Un vecindario singular
Hace cien años el Monasterio de Pedralbes y sus alrededores eran muy populares por sus merenderos y fuentes como la del Lleó
A un lado, edificios de apartamentos con amplios jardines comunitarios y la fantástica Torre Cortés, del arquitecto modernista Salvador Valeri, como un gran pastel de merengue y crema. Justo enfrente la Edad Media, el rastro de una muralla de piedra y la silueta maciza del monasterio de Pedralbes, fundado por la reina Elisenda de Montcada para alojar a las monjas clarisas (la rama femenina de la orden franciscana); un gran convento amurallado con dos puertas fortificadas y una serie de dependencias anexas.
Desde aquí se pueden ver los modernos jardines de la Creu de Pedralbes, y la cruz de término que pusieron en la posguerra en recuerdo a todas las cruces destruidas por los republicanos. Delante de nosotros hay unas escaleras, el suelo regresa al adoquinado que tuvieron la gran mayoría de las calles barcelonesas. Para continuar debemos pasar bajo un arco protegido por una torre con saetera, sobre cuyo dintel reza una placa: “Caserío de Pedralbes, distrito municipal de Sarrià, cuartel de Poniente”. Como localidad independiente, Sarrià se dividía en dos distritos, a su vez subdivididos en cuatro cuarteles que llevaban por nombre los cuatro puntos cardinales. El cuartel de Poniente correspondía a las casas situadas extramuros de la población, en dirección a Esplugues.

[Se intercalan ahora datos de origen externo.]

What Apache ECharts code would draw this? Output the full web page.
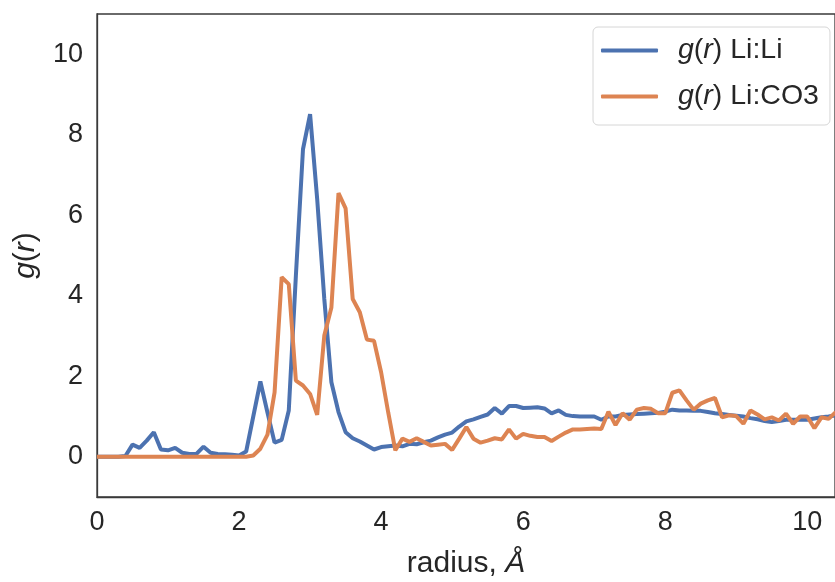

La calle principal del Caserío de Pedralbes es la Baixada del Monestir, a la cual da acceso el arco por el que hemos entrado. A la izquierda del portal se puede ver una masía con un reloj de sol a la altura del primer piso. Las casas que ocupan este lado de la acera habían sido dependencias de servicio del monasterio, como la carnicería o la panadería. Si miramos a la derecha del portal veremos una puertecita que cierra el acceso a la torre, justo al lado de un edificio conocido como El Conventet. Aquí vivía en época medieval una pequeña comunidad de monjes franciscanos, que se ocupaban de oír en confesión a las monjas. De las dos facciones existentes en su orden (los conventuales, observantes de la jerarquía y pacíficamente sujetos al convento; y los espirituales, mendicantes y a veces rozando la heterodoxia), los de Pedralbes eran de los primeros. Al inicio del siglo XIV, el debate sobre la pobreza dividió a estas dos ramas, que discutían por saber si Cristo había poseído algo. En Barcelona ganaron los franciscanos conventuales, zanjando de una vez la peliaguda discusión sobre la propiedad privada.
El Conventet fue una casa monástica hasta finales del siglo XIX, cuando se convirtió en un almacén. La finca fue vendida a un particular en 1919, que encargó su reforma integral al arquitecto Enric Sagnier i Villavecchia. Éste la convirtió en un palacete a la italiana, y le incorporó una serie de elementos procedentes de la canónica románica de Santa Maria de Besalú. La parte más moderna es de mediados del siglo XX y corresponde a la fachada que da a la calle Bisbe Català, con esgrafiados de Francesc Folguera.
Hace cien años este era un lugar muy conocido en la ciudad. Contaba la Guía completa del viajero en Barcelona de Caietà Cornet que se llegaba en tren hasta Sarrià, y de allí en ómnibus hasta el monasterio. Entonces los alrededores estaban llenos de merenderos y fuentes como la del Lleó, y los barceloneses subían de excursión hasta la cumbre de Sant Pere Màrtir. Muchas de las masías que había en estos terrenos vendían el famoso requesón de Pedralbes o “mató de la Serafina”; bautizado así en honor a Serafina dels Matons, un personaje célebre en la Barcelona finisecular que se casó con el jardinero del cenobio, y como regalo de bodas las monjas le regalaron la receta de un requesón especial que hacían, no con leche sino con almendras. Serafina abrió un establecimiento llamado La Cullera Grossa en la calle Portaferrissa, y otro en la calle Petritxol.
Una vez subida la cuesta, dejamos a nuestra derecha la calle del Monestir y cruzamos la plaza del mismo nombre, desde donde puede verse la austera factura de la iglesia conventual. Y después la gran escalinata que acaba por colarse tras una puertecita. Todo es ascender por estos escalones y nuestra época regresa a nosotros. Salimos a la calle Montevideo entre casas neogóticas y modernistas, que ocupan el solar donde estaban las casas de los trabajadores del monasterio. Por un instante, los coches aparcados parecen fuera de lugar en este vecindario.